[Oberon] PO2013 - Real time measurement

Paul Reed paulreed at paddedcell.com
Sat Mar 30 23:08:29 CET 2019

Hi Tomas,

> Looking at a simplified PIC prog by NW, it feeds signals from
> std PC parallel port at 0..5V.

I assume Prof. Wirth originally used a PC-based Oberon system to do PIC 
programming, but the PICL.Mod on his home page in the section "PICL: A 
Programming Language for the Microcontroller PIC" assumes the PIC is 
connected to the FPGA.  He added the RISC5's general-purpose I/O port 
with this in mind, I think.

I am not sure how he did the level conversion between 3.3V of the FPGA 
and 5V.  I am suggesting powering the PIC with 3.3V to avoid this 

Anyway, in https://inf.ethz.ch/personal/wirth/PICL/Sources/PICL.Mod.txt, 
procedure Reset(), he sets all gpio output registers to 0, and then sets 
the GPIO control bits 0 and 1 to set these pins to output.
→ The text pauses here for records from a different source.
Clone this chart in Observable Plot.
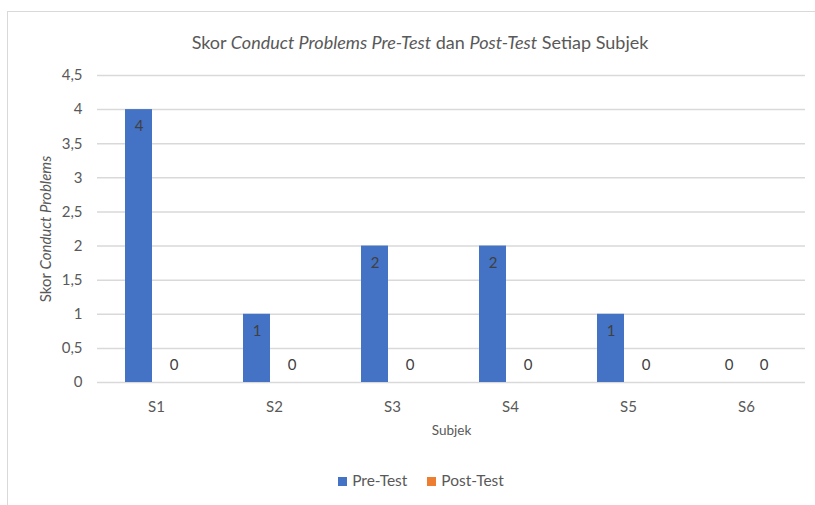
<!DOCTYPE html>
<html>
<head>
<meta charset="utf-8">
<script src="https://cdn.jsdelivr.net/npm/d3@7"></script>
<script src="https://cdn.jsdelivr.net/npm/@observablehq/plot@0.6"></script>
<style>
  html, body { margin: 0; padding: 0; background: #fff; }
  body { width: 815px; height: 505px; position: relative; overflow: hidden; font-family: Lato, "Open Sans", sans-serif; color: #595959; }
  #frame { position: absolute; left: 7px; top: 11px; width: 840px; height: 520px; border: 1.5px solid #d9d9d9; box-sizing: border-box; }
  #title { position: absolute; left: 0; width: 840px; top: 31px; text-align: center; font-size: 18px; color: #595959; }
  #ylabel { position: absolute; left: 45px; top: 229px; transform: translate(-50%, -50%) rotate(-90deg); white-space: nowrap; font-size: 15px; color: #595959; }
  #chart { position: absolute; left: 0; top: 60px; }
  #legend { position: absolute; top: 471px; left: 0; width: 842px; text-align: center; font-size: 15.5px; color: #595959; }
  #legend span.item { display: inline-block; margin: 0 10px; }
  #legend span.sw { display: inline-block; width: 9px; height: 9px; margin-right: 5px; vertical-align: 0px; }
</style>
</head>
<body>
<div id="frame"></div>
<div id="title">Skor <i>Conduct Problems Pre-Test</i> dan <i>Post-Test</i> Setiap Subjek</div>
<div id="ylabel">Skor <i>Conduct Problems</i></div>
<div id="chart"></div>
<div id="legend"></div>
<script>
const subjects = ["S1", "S2", "S3", "S4", "S5", "S6"];
const series = ["Pre-Test", "Post-Test"];
const preTest = [4, 1, 2, 2, 1, 0];
const postTest = [0, 0, 0, 0, 0, 0];
const colors = ["#4472C4", "#ED7D31"];
const yTicks = [0, 0.5, 1, 1.5, 2, 2.5, 3, 3.5, 4, 4.5];

const data = [];
subjects.forEach((s, i) => {
  data.push({subject: s, series: series[0], value: preTest[i]});
  data.push({subject: s, series: series[1], value: postTest[i]});
});

const fmt = d => String(d).replace(".", ",");

const chart = Plot.plot({
  width: 815,
  height: 390,
  marginLeft: 95,
  marginRight: 9,
  marginTop: 15,
  marginBottom: 68,
  style: {fontFamily: "Lato, 'Open Sans', sans-serif", fontSize: "15px", color: "#595959", background: "transparent"},
  fx: {domain: subjects, padding: 0, label: "Subjek", labelAnchor: "center", labelOffset: 52, tickSize: 0, tickPadding: 19},
  x: {domain: series, paddingInner: 0.23, paddingOuter: 0.76, axis: null},
  y: {domain: [0, 4.5], ticks: yTicks, tickFormat: fmt, tickSize: 0, tickPadding: 15, label: null},
  color: {domain: series, range: colors},
  marks: [
    Plot.ruleY(yTicks, {stroke: "#d9d9d9", strokeWidth: 1.5}),
    Plot.barY(data, {fx: "subject", x: "series", y: "value", fill: "series"}),
    Plot.text(data.filter(d => d.value > 0), {fx: "subject", x: "series", y: "value", text: d => fmt(d.value), dy: 17, fill: "#404040", fontSize: 15}),
    Plot.text(data.filter(d => d.value === 0), {fx: "subject", x: "series", y: "value", text: d => fmt(d.value), dy: -17, fill: "#404040", fontSize: 15})
  ]
});
chart.querySelectorAll("[aria-label='fx-axis label'] text, [aria-label='fx-axis label']").forEach(el => el.setAttribute("font-size", "13.5"));
document.getElementById("chart").appendChild(chart);

const legend = document.getElementById("legend");
series.forEach((s, i) => {
  const item = document.createElement("span");
  item.className = "item";
  const sw = document.createElement("span");
  sw.className = "sw";
  sw.style.background = colors[i];
  item.appendChild(sw);
  item.appendChild(document.createTextNode(s));
  legend.appendChild(item);
});
</script>
</body>
</html>
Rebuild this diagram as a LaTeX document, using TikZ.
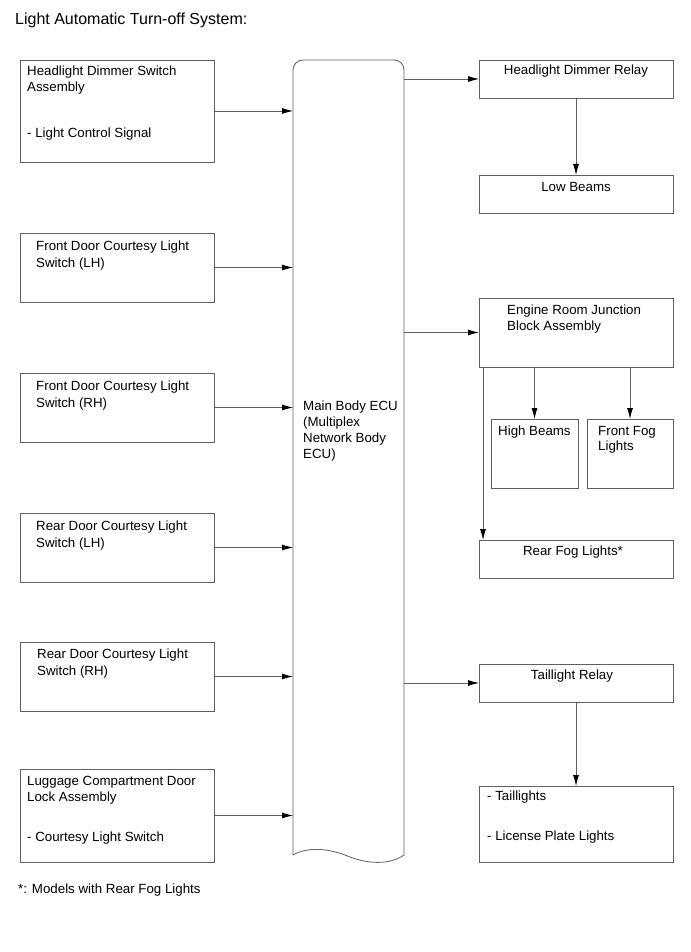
\documentclass[tikz,border=0pt]{standalone}
\usepackage{fontspec}
\setmainfont{Liberation Sans}
\usetikzlibrary{arrows.meta}
\definecolor{ln}{RGB}{95,95,95}
\begin{document}
\begin{tikzpicture}[x=1pt,y=-1pt,
  box/.style={draw=ln, line width=0.8pt, anchor=north west, inner sep=0pt, outer sep=0pt},
  txt/.style={anchor=base west, inner sep=0pt, font=\fontsize{13.3}{16}\selectfont},
  ctxt/.style={anchor=base, inner sep=0pt, font=\fontsize{13.3}{16}\selectfont},
  conn/.style={draw=ln, line width=0.8pt, -{Latex[length=11pt,width=6pt,color=black]}},
  plain/.style={draw=ln, line width=0.8pt}]
\useasboundingbox (0,0) rectangle (690,952);

% title and footnote
\node[anchor=base west, inner sep=0pt, font=\fontsize{16}{19}\selectfont] (title) at (15,25) {Light Automatic Turn-off System:};
\node[txt] (foot) at (18,893) {*: Models with Rear Fog Lights};

% left boxes
\node[box, minimum width=194pt, minimum height=102pt] (b1) at (20,60) {};
\node[box, minimum width=194pt, minimum height=69pt] (b2) at (20,233) {};
\node[box, minimum width=194pt, minimum height=69pt] (b3) at (20,373) {};
\node[box, minimum width=194pt, minimum height=69pt] (b4) at (20,513) {};
\node[box, minimum width=194pt, minimum height=69pt] (b5) at (20,642) {};
\node[box, minimum width=194pt, minimum height=93pt] (b6) at (20,769) {};

\node[txt] (t1a) at (27,76) {Headlight Dimmer Switch};
\node[txt] (t1b) at (27,92) {Assembly};
\node[txt] (t1c) at (27,138) {- Light Control Signal};
\node[txt] (t2a) at (36,250) {Front Door Courtesy Light};
\node[txt] (t2b) at (36,267) {Switch (LH)};
\node[txt] (t3a) at (36,390) {Front Door Courtesy Light};
\node[txt] (t3b) at (36,407) {Switch (RH)};
\node[txt] (t4a) at (36,530) {Rear Door Courtesy Light};
\node[txt] (t4b) at (36,547) {Switch (LH)};
\node[txt] (t5a) at (37,658) {Rear Door Courtesy Light};
\node[txt] (t5b) at (37,675) {Switch (RH)};
\node[txt] (t6a) at (27,785) {Luggage Compartment Door};
\node[txt] (t6b) at (27,801) {Lock Assembly};
\node[txt] (t6c) at (27,841) {- Courtesy Light Switch};

% ECU
\node[anchor=north west, inner sep=0pt, outer sep=0pt, minimum width=111pt, minimum height=802pt] (ecu) at (293,60) {};
\draw[plain] (ecu.west |- 0,855) -- ([yshift=-10pt]ecu.north west)
  arc[start angle=180, end angle=90, radius=10pt]
  -- ([xshift=-10pt]ecu.north east)
  arc[start angle=90, end angle=0, radius=10pt]
  -- (ecu.east |- 0,855)
  .. controls (388,866) and (366,863) .. (350,857)
  .. controls (334,850) and (310,845) .. (ecu.west |- 0,855);
\node[txt] (e1) at (303,410) {Main Body ECU};
\node[txt] (e2) at (303,426) {(Multiplex};
\node[txt] (e3) at (303,442) {Network Body};
\node[txt] (e4) at (303,458) {ECU)};

% right boxes
\node[box, minimum width=194pt, minimum height=38pt] (r1) at (479,60) {};
\node[box, minimum width=194pt, minimum height=38pt] (r2) at (479,175) {};
\node[box, minimum width=194pt, minimum height=69pt] (r3) at (479,298) {};
\node[box, minimum width=87pt, minimum height=69pt] (r4) at (491,419) {};
\node[box, minimum width=86pt, minimum height=69pt] (r5) at (587,419) {};
\node[box, minimum width=194pt, minimum height=38pt] (r6) at (479,540) {};
\node[box, minimum width=194pt, minimum height=38pt] (r7) at (479,664) {};
\node[box, minimum width=194pt, minimum height=76pt] (r8) at (479,786) {};

\node[ctxt] (s1) at (576,75) {Headlight Dimmer Relay};
\node[ctxt] (s2) at (576,191) {Low Beams};
\node[txt] (s3a) at (507,314) {Engine Room Junction};
\node[txt] (s3b) at (507,330) {Block Assembly};
\node[txt] (s4) at (498,435) {High Beams};
\node[txt] (s5a) at (598,435) {Front Fog};
\node[txt] (s5b) at (598,450) {Lights};
\node[ctxt] (s6) at (573,555) {Rear Fog Lights*};
\node[ctxt] (s7) at (572,679) {Taillight Relay};
\node[txt] (s8a) at (487,800) {- Taillights};
\node[txt] (s8b) at (487,840) {- License Plate Lights};

% connectors left -> ECU
\foreach \b in {b1,b2,b3,b4,b5,b6}
  \draw[conn] (\b.east) -- (\b.east -| ecu.west);

% ECU -> right
\foreach \r in {r1,r3,r7}
  \draw[conn] (\r.west -| ecu.east) -- (\r.west);

\draw[conn] (r1.south) -- (r2.north);
\draw[conn] (r7.south) -- (r8.north);
\draw[conn] (r4.north |- r3.south) -- (r4.north);
\draw[conn] (r5.north |- r3.south) -- (r5.north);
\coordinate (rf) at ([xshift=4pt]r3.south west);
\draw[conn] (rf) -- (rf |- r6.north);
\end{tikzpicture}
\end{document}
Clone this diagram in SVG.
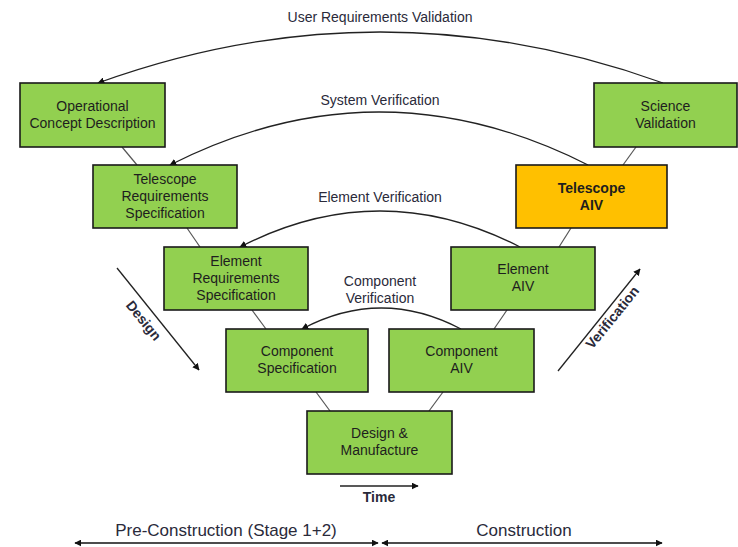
<svg xmlns="http://www.w3.org/2000/svg" width="738" height="547" viewBox="0 0 738 547">
  <style>
    .box { fill: #92D050; stroke: #1a1a1a; stroke-width: 1.6; }
    .aiv { fill: #FFC000; stroke: #1a1a1a; stroke-width: 1.6; }
    .nt { font-family: "Liberation Sans", Arial, sans-serif; font-size: 14px; fill: #1e1e1e; text-anchor: middle; }
    .bold { font-weight: bold; }
    .lbl { font-family: "Liberation Sans", Arial, sans-serif; font-size: 14px; fill: #2a2a3a; text-anchor: middle; }
    .big { font-size: 17px; }
    .link { stroke: #555; stroke-width: 1.2; fill: none; }
    .arc { stroke: #222; stroke-width: 1.3; fill: none; marker-end: url(#head); }
    .dir { stroke: #222; stroke-width: 1.3; fill: none; marker-end: url(#head); }
    .span { stroke: #111; stroke-width: 1.5; fill: none; marker-start: url(#head2); marker-end: url(#head2); }
  </style>
  <defs>
    <marker id="head" viewBox="0 0 10 10" refX="9" refY="5" markerWidth="7" markerHeight="7" markerUnits="userSpaceOnUse" orient="auto">
      <path d="M0,0 L10,5 L0,10 z" fill="#111"/>
    </marker>
    <marker id="head2" viewBox="0 0 10 10" refX="9" refY="5" markerWidth="7" markerHeight="7" markerUnits="userSpaceOnUse" orient="auto-start-reverse">
      <path d="M0,0 L10,5 L0,10 z" fill="#111"/>
    </marker>
  </defs>
  <rect width="738" height="547" fill="#ffffff"/>

  <g id="connectors">
    <!-- links along the V -->
    <line class="link" x1="122" y1="147" x2="137" y2="165"/>
    <line class="link" x1="187" y1="228" x2="200" y2="247"/>
    <line class="link" x1="252" y1="310" x2="266" y2="329"/>
    <line class="link" x1="316" y1="392" x2="330" y2="411"/>
    <line class="link" x1="636" y1="147" x2="623" y2="165"/>
    <line class="link" x1="571" y1="228" x2="559" y2="247"/>
    <line class="link" x1="507" y1="310" x2="494" y2="329"/>
    <line class="link" x1="443" y1="392" x2="429" y2="411"/>
    <!-- verification / validation arcs -->
    <path class="arc" d="M663,83 Q380,-19 98,83"/>
    <path class="arc" d="M588,165 Q379,59 170,165"/>
    <path class="arc" d="M520,247 Q380,175 240,247"/>
    <path class="arc" d="M461,329 Q381,287 302,329"/>
    <!-- direction arrows -->
    <line class="dir" x1="117" y1="268" x2="199" y2="370"/>
    <line class="dir" x1="558" y1="371" x2="640" y2="269"/>
    <line class="dir" x1="340" y1="486" x2="418" y2="486"/>
    <!-- phase spans -->
    <line class="span" x1="75" y1="543" x2="378" y2="543"/>
    <line class="span" x1="382" y1="543" x2="662" y2="543"/>
  </g>

  <g id="labels">
    <text class="lbl" x="380" y="22">User Requirements Validation</text>
    <text class="lbl" x="380" y="105">System Verification</text>
    <text class="lbl" x="380" y="202">Element Verification</text>
    <text class="lbl" x="380" y="286">Component</text>
    <text class="lbl" x="380" y="303">Verification</text>
    <text class="lbl bold" x="379" y="502" font-size="13">Time</text>
    <text class="lbl bold" font-size="13" transform="translate(143,321) rotate(51)" y="4">Design</text>
    <text class="lbl bold" font-size="13" transform="translate(613,318) rotate(-51)" y="4">Verification</text>
    <text class="lbl big" x="226" y="536">Pre-Construction (Stage 1+2)</text>
    <text class="lbl big" x="524" y="536">Construction</text>
  </g>

  <g id="operational-concept">
    <rect class="box" x="20" y="83" width="145" height="64"/>
    <text class="nt" x="92.5" y="111">Operational</text>
    <text class="nt" x="92.5" y="128">Concept Description</text>
  </g>
  <g id="telescope-requirements">
    <rect class="box" x="93" y="165" width="144" height="63"/>
    <text class="nt" x="165" y="184">Telescope</text>
    <text class="nt" x="165" y="201">Requirements</text>
    <text class="nt" x="165" y="218">Specification</text>
  </g>
  <g id="element-requirements">
    <rect class="box" x="164" y="247" width="144" height="63"/>
    <text class="nt" x="236" y="266">Element</text>
    <text class="nt" x="236" y="283">Requirements</text>
    <text class="nt" x="236" y="300">Specification</text>
  </g>
  <g id="component-specification">
    <rect class="box" x="226" y="329" width="142" height="63"/>
    <text class="nt" x="297" y="356">Component</text>
    <text class="nt" x="297" y="373">Specification</text>
  </g>
  <g id="design-manufacture">
    <rect class="box" x="307" y="411" width="145" height="63"/>
    <text class="nt" x="379.5" y="438">Design &amp;</text>
    <text class="nt" x="379.5" y="455">Manufacture</text>
  </g>
  <g id="component-aiv">
    <rect class="box" x="389" y="329" width="145" height="63"/>
    <text class="nt" x="461.5" y="356">Component</text>
    <text class="nt" x="461.5" y="373">AIV</text>
  </g>
  <g id="element-aiv">
    <rect class="box" x="451" y="247" width="144" height="63"/>
    <text class="nt" x="523" y="274">Element</text>
    <text class="nt" x="523" y="291">AIV</text>
  </g>
  <g id="telescope-aiv">
    <rect class="aiv" x="516" y="165" width="151" height="63"/>
    <text class="nt bold" x="591.5" y="193">Telescope</text>
    <text class="nt bold" x="591.5" y="210">AIV</text>
  </g>
  <g id="science-validation">
    <rect class="box" x="594" y="83" width="143" height="64"/>
    <text class="nt" x="665.5" y="111">Science</text>
    <text class="nt" x="665.5" y="128">Validation</text>
  </g>
</svg>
In procedure bits(), he sends serial data to the PIC, least significant 
bit first, by setting the data bit value on GPIO bit 0 (connected to PIC 
RB7), and then toggling the clock on bit 1 (connected to PIC RB6).

Wirth's PICL.Mod code does not control the programming voltage on the 
MCLR pin of the PIC - I assume he did this with a manual switch.

But you could use GPIO bits 2 and 3 (setting them also to output) to 
control MCLR and RB3 on the PIC16F81x and set these according to the 
low-voltage programming entry sequence in section 2.4.1 on page 5 of the 
PIC16F818/819 Flash Memory Programming Specification:


This would also mean that you could reset the PIC from the FPGA, by 
toggling MCLR low.  You should still include a pull-up resistor on MCLR, 
and a pull-down resistor on RB3, so that these pins don't float when the 
FPGA GPIO pins are set to input (or switched off).  The decoupling 
capacitor between Vdd and ground is always a good idea too.

You could also output a toggling value on another pin, say GPIO bit 4, 
and wire it to PIC RA7 (CLKI) to provide a clock to the PIC, for 
experimentation and testing - but a free-running clock is much better 
provided by a crystal and some capacitors (as shown in your diagram) or 
a 3.3V crystal oscillator (the output of which is simply wired to CLKI). 
  Or if you want to be really cheap you can use the internal RC 
oscillator (not very accurate).

You will have to understand how to program the configuration bits of the 
PIC in order to select the appropriate oscillator (and do other things 
like disable the watchdog timer, if you don't want to use it).

> Exception `MCLR' pin, which is driven 0/5/12V, not sure this is also
> applicable to newer PICs. Also not clear how to make 12V out of 5V.

The PIC programmers based on the old RS232 ports were able to do this 
because 0 and 1 were represented by about -12V and 12V, respectively 
(actually, anywhere between -3V and -25V, and anywhere between 3V and 
25V).  Scary.  But they were able to regulate to the required voltages 
using voltage regulators or Zener diodes.

I totally don't recommend doing this.  Just to be clear.  :)

> Low voltage may support programming in VDD operating range i.e. 2.0 to
> 5.5V (PIC16F8x), and requires `RB3' be pulled down by a resistor to 
> GND.
> So one more wire in addition to [MCLR]


> Exception seems `MCLR' to do bulk erase, VDD of 4.5V to 5.5V is
> required!

Actually it says that the three bulk erase commands need the whole chip 
to be powered at 4.5V-5.5V.  But you only need these if you use the code 
protection features.  (And by the way Wirth's code has some occasional 
strange sequences which are also related to code protection).

I would avoid code protection, but you could always build a special 5V 
programmer using a PIC, and then take the PIC out of the circuit and 
program it using your FPGA at 3.3V.  Unless you want it code-protected.